* START Material shown *
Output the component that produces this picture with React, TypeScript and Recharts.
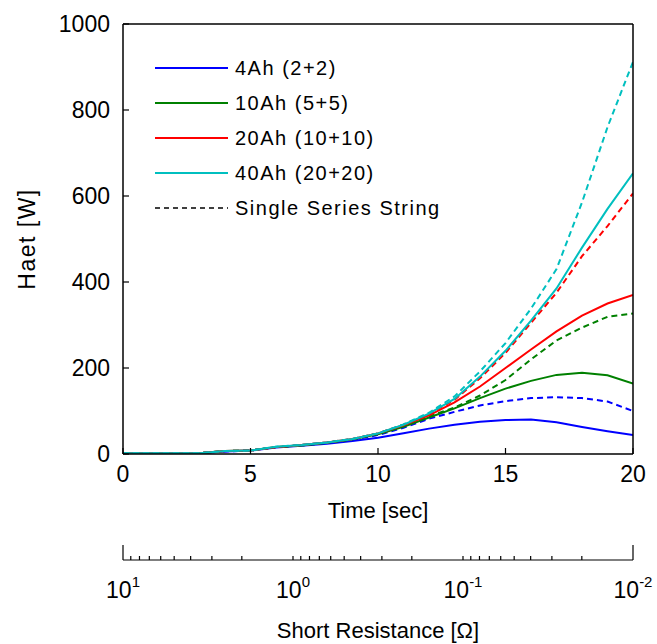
import React from 'react'
import { LineChart, Line, XAxis, YAxis, Legend } from 'recharts'

// time axis (sec) and heat (W) for each pack
const TIME = [0, 1, 2, 3, 4, 5, 6, 7, 8, 9, 10, 11, 12, 13, 14, 15, 16, 17, 18, 19, 20]
const AH4 = [2, 2, 2, 2, 6, 8, 15, 19, 24, 30, 38, 48, 59, 68, 75, 79, 80, 74, 63, 53, 44]
const AH4_SINGLE = [2, 2, 2, 2, 6, 8, 16, 20, 26, 33, 44, 61, 82, 98, 113, 123, 130, 132, 130, 122, 100]
const AH10 = [2, 2, 2, 2, 7, 8, 16, 20, 26, 34, 46, 63, 85, 106, 130, 152, 170, 184, 189, 183, 164]
const AH10_SINGLE = [2, 2, 2, 2, 7, 8, 16, 20, 26, 34, 47, 65, 88, 108, 136, 172, 220, 264, 294, 319, 327]
const AH20 = [2, 2, 2, 2, 7, 8, 16, 21, 27, 35, 48, 67, 90, 120, 157, 200, 243, 285, 322, 350, 370]
const AH20_SINGLE = [2, 2, 2, 2, 7, 8, 16, 21, 27, 35, 48, 68, 93, 126, 176, 235, 305, 375, 460, 530, 606]
const AH40 = [2, 2, 2, 2, 7, 8, 17, 21, 27, 35, 48, 68, 94, 128, 180, 240, 310, 385, 480, 570, 653]
const AH40_SINGLE = [2, 2, 2, 2, 7, 8, 17, 21, 27, 35, 48, 69, 96, 134, 192, 258, 338, 430, 585, 760, 912]

const TIME_DOMAIN = [0, 20]
const TIME_TICKS = [0, 5, 10, 15, 20]
const HEAT_DOMAIN = [0, 1000]
const HEAT_TICKS = [0, 200, 400, 600, 800, 1000]
// short resistance falls one decade every 20/3 s, from 10 ohm at t=0 to 0.01 ohm at t=20
const RES_TICKS = [
  10, 9, 8, 7, 6, 5, 4, 3, 2,
  1, 0.9, 0.8, 0.7, 0.6, 0.5, 0.4, 0.3, 0.2,
  0.1, 0.09, 0.08, 0.07, 0.06, 0.05, 0.04, 0.03, 0.02,
  0.01,
]
const RES_EXP: Record<string, string> = { '10': '1', '1': '0', '0.1': '-1', '0.01': '-2' }
const RES_TICK_POS = RES_TICKS.map((r) => (20 * (1 - Math.log10(r))) / 3)

const LEGEND_LABELS = ['4Ah (2+2)', '10Ah (5+5)', '20Ah (10+10)', '40Ah (20+20)', 'Single Series String']
const LEGEND_COLORS = ['#0000ff', '#008000', '#ff0000', '#00bfbf', '#000000']

const data = TIME.map((t, i) => ({
  t,
  a4: AH4[i],
  a4s: AH4_SINGLE[i],
  a10: AH10[i],
  a10s: AH10_SINGLE[i],
  a20: AH20[i],
  a20s: AH20_SINGLE[i],
  a40: AH40[i],
  a40s: AH40_SINGLE[i],
}))

const FONT = '"Liberation Sans", Arial, sans-serif'
const axisLine = { stroke: '#000', strokeWidth: 1.5 }
const tickLine = { stroke: '#000', strokeWidth: 1.2 }
const tickText = { fill: '#000', fontSize: 23, fontFamily: FONT }
const timeLabel = { value: 'Time [sec]', position: 'insideTop', offset: 48, fill: '#000', fontSize: 22 }
const resLabel = { value: 'Short Resistance [Ω]', position: 'insideBottom', offset: 6, fill: '#000', fontSize: 22 }
const heatLabel = {
  value: 'Haet [W]',
  angle: -90,
  position: 'insideLeft',
  offset: 27,
  fill: '#000',
  fontSize: 23,
  letterSpacing: 1.5,
  style: { textAnchor: 'middle' },
}

function ResTick({ x, y, payload, index }: any) {
  const i = payload.index ?? index
  const r = RES_TICKS[i]
  const exp = RES_EXP[String(r)]
  const isEnd = i === 0 || i === RES_TICKS.length - 1
  return (
    <g>
      <line x1={x} x2={x} y1={y} y2={y - (isEnd ? 15 : 4)} stroke="#000" strokeWidth={1.2} />
      {exp !== undefined && (
        <text x={x} y={y + 38} textAnchor="middle" fontSize={23} fill="#000" fontFamily={FONT}>
          10
          <tspan dy={-11} fontSize={15}>{exp}</tspan>
        </text>
      )}
    </g>
  )
}

function LegendBox() {
  return (
    <svg width={330} height={180}>
      {LEGEND_LABELS.map((label, i) => {
        const cy = 18 + i * 35
        const dashed = i === LEGEND_LABELS.length - 1
        return (
          <g key={label}>
            <line
              x1={5}
              x2={78}
              y1={cy}
              y2={cy}
              stroke={LEGEND_COLORS[i]}
              strokeWidth={dashed ? 1.5 : 2}
              strokeDasharray={dashed ? '5 4' : undefined}
            />
            <text x={85} y={cy + 7} fontSize={20} letterSpacing={1.5} fill="#000" fontFamily={FONT}>
              {label}
            </text>
          </g>
        )
      })}
    </svg>
  )
}

const renderLegend = () => <LegendBox />

export default function App() {
  return (
    <div style={{ position: 'absolute', left: 0, top: 0, background: '#fff' }}>
      <LineChart
        width={657}
        height={644}
        data={data}
        margin={{ top: 24, right: 24, bottom: 0, left: 0 }}
        style={{ fontFamily: FONT }}
      >
        {/* bottom axes are stacked by id: "a" sits on the plot, "b" below it */}
        <XAxis
          xAxisId="a"
          dataKey="t"
          type="number"
          domain={TIME_DOMAIN}
          allowDataOverflow
          ticks={TIME_TICKS}
          interval={0}
          height={106}
          axisLine={axisLine}
          tickLine={tickLine}
          tickSize={-6}
          tickMargin={18}
          tick={tickText}
          label={timeLabel}
        />
        <XAxis
          xAxisId="b"
          dataKey="t"
          type="number"
          domain={TIME_DOMAIN}
          allowDataOverflow
          ticks={RES_TICK_POS}
          interval={0}
          height={84}
          axisLine={tickLine}
          tickLine={false}
          tickSize={0}
          tickMargin={0}
          tick={<ResTick />}
          label={resLabel}
        />
        <XAxis
          xAxisId="c"
          orientation="top"
          type="number"
          dataKey="t"
          domain={TIME_DOMAIN}
          allowDataOverflow
          ticks={TIME_TICKS}
          mirror
          height={1}
          axisLine={axisLine}
          tickLine={tickLine}
          tickSize={6}
          tick={false}
        />
        <YAxis
          yAxisId="left"
          type="number"
          domain={HEAT_DOMAIN}
          allowDataOverflow
          ticks={HEAT_TICKS}
          interval={0}
          width={123}
          axisLine={axisLine}
          tickLine={tickLine}
          tickSize={-6}
          tickMargin={19}
          tick={tickText}
          label={heatLabel}
        />
        <YAxis
          yAxisId="right"
          orientation="right"
          type="number"
          domain={HEAT_DOMAIN}
          allowDataOverflow
          ticks={HEAT_TICKS}
          mirror
          width={1}
          axisLine={axisLine}
          tickLine={tickLine}
          tickSize={6}
          tick={false}
        />
        <Legend
          layout="vertical"
          align="center"
          verticalAlign="middle"
          wrapperStyle={{ left: 150, top: 50, width: 330 }}
          content={renderLegend}
        />
        <Line xAxisId="a" yAxisId="left" dataKey="a4" stroke="#0000ff" strokeWidth={2} dot={false} isAnimationActive={false} />
        <Line xAxisId="a" yAxisId="left" dataKey="a4s" stroke="#0000ff" strokeWidth={2} strokeDasharray="6 4" dot={false} isAnimationActive={false} />
        <Line xAxisId="a" yAxisId="left" dataKey="a10" stroke="#008000" strokeWidth={2} dot={false} isAnimationActive={false} />
        <Line xAxisId="a" yAxisId="left" dataKey="a10s" stroke="#008000" strokeWidth={2} strokeDasharray="6 4" dot={false} isAnimationActive={false} />
        <Line xAxisId="a" yAxisId="left" dataKey="a20" stroke="#ff0000" strokeWidth={2} dot={false} isAnimationActive={false} />
        <Line xAxisId="a" yAxisId="left" dataKey="a20s" stroke="#ff0000" strokeWidth={2} strokeDasharray="6 4" dot={false} isAnimationActive={false} />
        <Line xAxisId="a" yAxisId="left" dataKey="a40" stroke="#00bfbf" strokeWidth={2} dot={false} isAnimationActive={false} />
        <Line xAxisId="a" yAxisId="left" dataKey="a40s" stroke="#00bfbf" strokeWidth={2} strokeDasharray="6 4" dot={false} isAnimationActive={false} />
      </LineChart>
    </div>
  )
}
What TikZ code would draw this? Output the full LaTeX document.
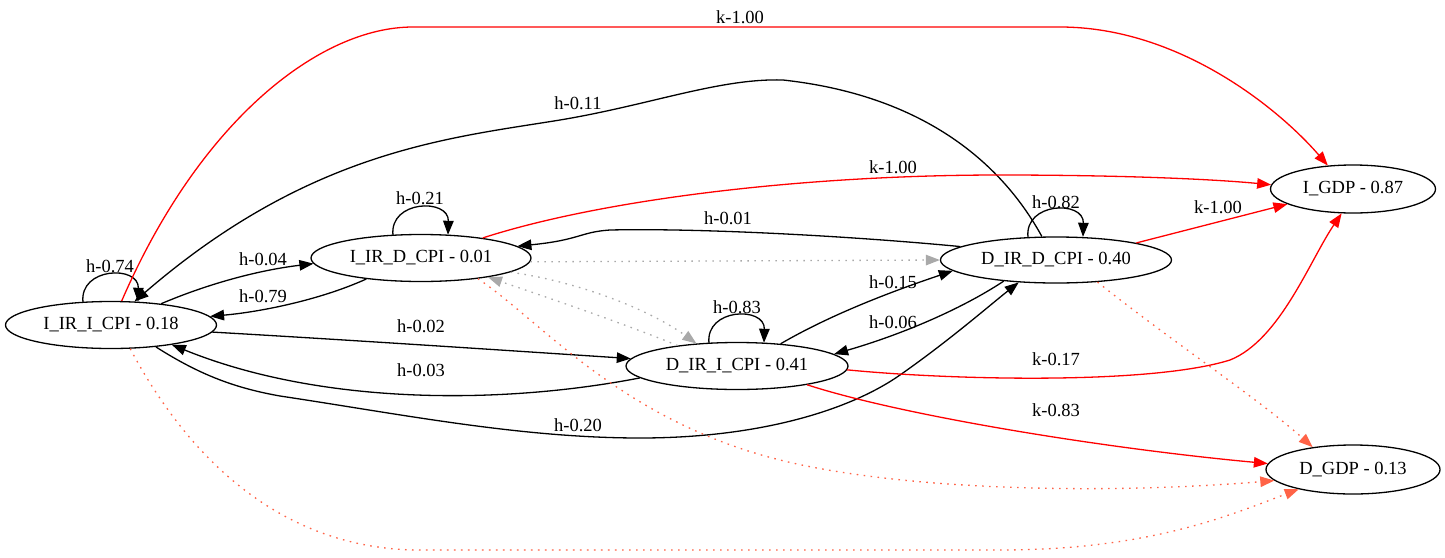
\documentclass[tikz,border=0pt]{standalone}
\usepackage{fontspec}
\setmainfont{Liberation Serif}
\usetikzlibrary{shapes.geometric,arrows.meta,calc}

\definecolor{kred}{HTML}{FF0000}
\definecolor{tomato}{HTML}{FF6347}
\definecolor{softgray}{HTML}{A9A9A9}

% self loop drawn on top of a state
\newcommand\selfloop[1]{%
  \draw[edge] ($(#1.center)+(-28,-22.6)$)
    .. controls ($(#1.center)+(-32,-58)$) and ($(#1.center)+(28,-60)$)
    .. ($(#1.center)+(27,-23.2)$);}

\begin{document}
\begin{tikzpicture}[x=1pt,y=-1pt,
  txt/.style={font=\fontsize{18.5}{20}\selectfont},
  state/.style={ellipse,draw,line width=1.3pt,inner sep=0pt,minimum height=47pt,txt},
  lbl/.style={inner sep=0pt,txt},
  edge/.style={-{Triangle[length=14pt,width=10.5pt]},line width=1.3pt,black},
  kedge/.style={edge,kred},
  dotedge/.style={edge,dash pattern=on 1.6pt off 5.4pt},
  grayedge/.style={dotedge,softgray},
  tomedge/.style={dotedge,tomato}]

\useasboundingbox (0,0) rectangle (1445,557);

% states
\node[state,minimum width=211pt] (A) at (111,325)   {I\_IR\_I\_CPI - 0.18};
\node[state,minimum width=220pt] (B) at (421,258)   {I\_IR\_D\_CPI - 0.01};
\node[state,minimum width=222pt] (C) at (737,366)   {D\_IR\_I\_CPI - 0.41};
\node[state,minimum width=231pt,minimum height=46pt] (D) at (1056,260) {D\_IR\_D\_CPI - 0.40};
\node[state,minimum width=165pt,minimum height=48pt] (E) at (1353,189) {I\_GDP - 0.87};
\node[state,minimum width=174pt,minimum height=49pt] (F) at (1353,469.5) {D\_GDP - 0.13};

% self loops
\selfloop{A}
\selfloop{B}
\selfloop{C}
\selfloop{D}

% h edges
\draw[edge] (D.121) .. controls (1000,160) and (920,95) .. (783,80)
  .. controls (720,78) and (650,105) .. (560,120)
  .. controls (450,138) and (310,150) .. (A.45);
\draw[edge] (D.172) .. controls (850,236) and (700,228) .. (610,230)
  .. controls (580,232) and (580,240) .. (B.7);
\draw[edge] (A.23) .. controls (210,283) and (260,270) .. (B.183);
\draw[edge] (B.201) .. controls (320,300) and (260,312) .. (A.5);
\draw[edge] (A.-4) .. controls (350,340) and (500,350) .. (C.176);
\draw[edge] (C.187) .. controls (500,405) and (320,405) .. (A.-18);
\draw[edge] (A.-26) .. controls (200,375) and (235,388) .. (280,396)
  .. controls (400,414) and (520,438) .. (640,438)
  .. controls (760,438) and (850,410) .. (900,375)
  .. controls (950,340) and (990,305) .. (D.211);
\draw[edge] (C.27) .. controls (830,315) and (890,292) .. (D.186);
\draw[edge] (D.202.5) .. controls (960,310) and (900,335) .. (C.7);

% k edges
\draw[kedge] (A.66) .. controls (200,120) and (320,27) .. (413,27) -- (1060,27)
  .. controls (1180,27) and (1280,110) .. (E.137);
\draw[kedge] (B.18) .. controls (600,200) and (800,175) .. (1000,175)
  .. controls (1100,175) and (1200,178) .. (E.177);
\draw[kedge] (D.12.5) -- (E.193);
\draw[kedge] (C.-2) .. controls (950,380) and (1150,385) .. (1230,360)
  .. controls (1280,340) and (1310,260) .. (E.245);
\draw[kedge] (C.-15) .. controls (900,415) and (1100,448) .. (F.176);

% dotted edges
\draw[grayedge] (B.-2) -- (D.180);
\draw[grayedge] (B.-9) .. controls (580,282) and (650,310) .. (C.151);
\draw[grayedge] (C.161) .. controls (620,322) and (540,295) .. (B.-16);
\draw[tomedge] (B.-20) .. controls (540,320) and (620,420) .. (780,460)
  .. controls (900,490) and (1100,495) .. (F.188);
\draw[tomedge] (A.-51) .. controls (200,480) and (300,550) .. (420,550) -- (1000,550)
  .. controls (1150,550) and (1230,515) .. (F.200);
\draw[tomedge] (D.-28) .. controls (1170,340) and (1260,400) .. (F.151);

% labels
\node[lbl] (lAE)  at (740,17)   {k-1.00};
\node[lbl] (lDA)  at (578,103)  {h-0.11};
\node[lbl] (lBE)  at (893,167)  {k-1.00};
\node[lbl] (lDB)  at (728,218)  {h-0.01};
\node[lbl] (lDE)  at (1218,207) {k-1.00};
\node[lbl] (lDD)  at (1056,202) {h-0.82};
\node[lbl] (lBB)  at (420,198)  {h-0.21};
\node[lbl] (lAA)  at (110,266)  {h-0.74};
\node[lbl] (lAB)  at (263,259)  {h-0.04};
\node[lbl] (lBA)  at (263,296)  {h-0.79};
\node[lbl] (lAC)  at (421,326)  {h-0.02};
\node[lbl] (lCA)  at (421,370)  {h-0.03};
\node[lbl] (lAD)  at (578,425)  {h-0.20};
\node[lbl] (lCC)  at (737,307)  {h-0.83};
\node[lbl] (lCD)  at (893,282)  {h-0.15};
\node[lbl] (lDC)  at (893,322)  {h-0.06};
\node[lbl] (lCE)  at (1056,359) {k-0.17};
\node[lbl] (lCF)  at (1056,410) {k-0.83};
\end{tikzpicture}
\end{document}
* END Material shown *
Return the lines exactly as they stand, from the start of the entries through the line holding "XAxis, YAxis, Legend"; omit the pictures.

Response for this exercise:
Output the component that produces this picture with React, TypeScript and Recharts.
import React from 'react'
import { LineChart, Line, XAxis, YAxis, Legend } from 'recharts'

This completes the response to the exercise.